China's position in battery materials and rare-earth processing is the core constraint. Even if North America expands cell and pack production, upstream material dependence will remain difficult to unwind quickly. A rule that excludes China-linked content too aggressively could slow EV production, raise consumer prices, and reduce North American competitiveness. A rule that leaves China-linked content untouched will not satisfy the political purpose of the review.
That is the central design problem. The three governments need a rule that distinguishes strategic dependency from unavoidable transitional input use. Without that distinction, origin rules can become either too porous to matter or too strict to use.
Four outcomes are plausible
The lowest-friction outcome is administrative tightening: more CBP verification, more documentation, and more scrutiny of certificates without major text changes. That is the easiest path to implement, but it may not satisfy U.S. lawmakers and labor groups that want structural change.

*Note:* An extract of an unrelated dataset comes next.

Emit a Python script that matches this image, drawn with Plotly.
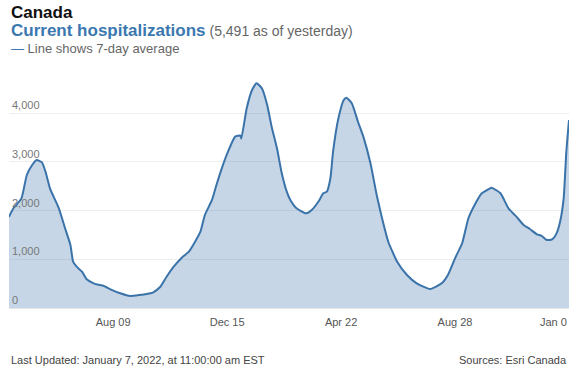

A more plausible negotiated outcome is targeted modernization: EV parts added to the core-parts list, some labor-value changes, tighter China-input verification, and a partial solution to the roll-up dispute. This is the compromise lane because each country can frame it as updating the agreement rather than rewriting it.
The high-conflict outcome is a major rewrite: higher RVC, a U.S.-content minimum, tariff-rate quotas for non-qualifying goods, and tighter de minimis rules. That would face strong resistance from Mexico and Canada, and in the United States it would need a difficult congressional path without Trade Promotion Authority.
The failure scenario is no six-year extension in 2026 and an annual-review cycle that keeps the agreement alive but institutionalizes uncertainty. That outcome would not immediately end USMCA. It would make long-term auto investment harder because the origin rulebook would remain politically open every year.
What to put in the review file
Any company using USMCA preference for autos or auto parts should treat the 2026 review as a saved-scope issue. The file should identify the relevant HTS classification, vehicle or part program, production site, RVC method, core-parts treatment, labor-value status, steel and aluminum sourcing, U.S.-content estimate, China-linked inputs, and Section 232 exposure.
The key question is not simply whether a part qualifies today. It is whether the qualification theory survives a stricter review environment. If the claim depends on core-part roll-up, low non-regional material visibility, EV components outside the current appendix, or Mexico-based sourcing with limited U.S. content, it belongs in recurring review.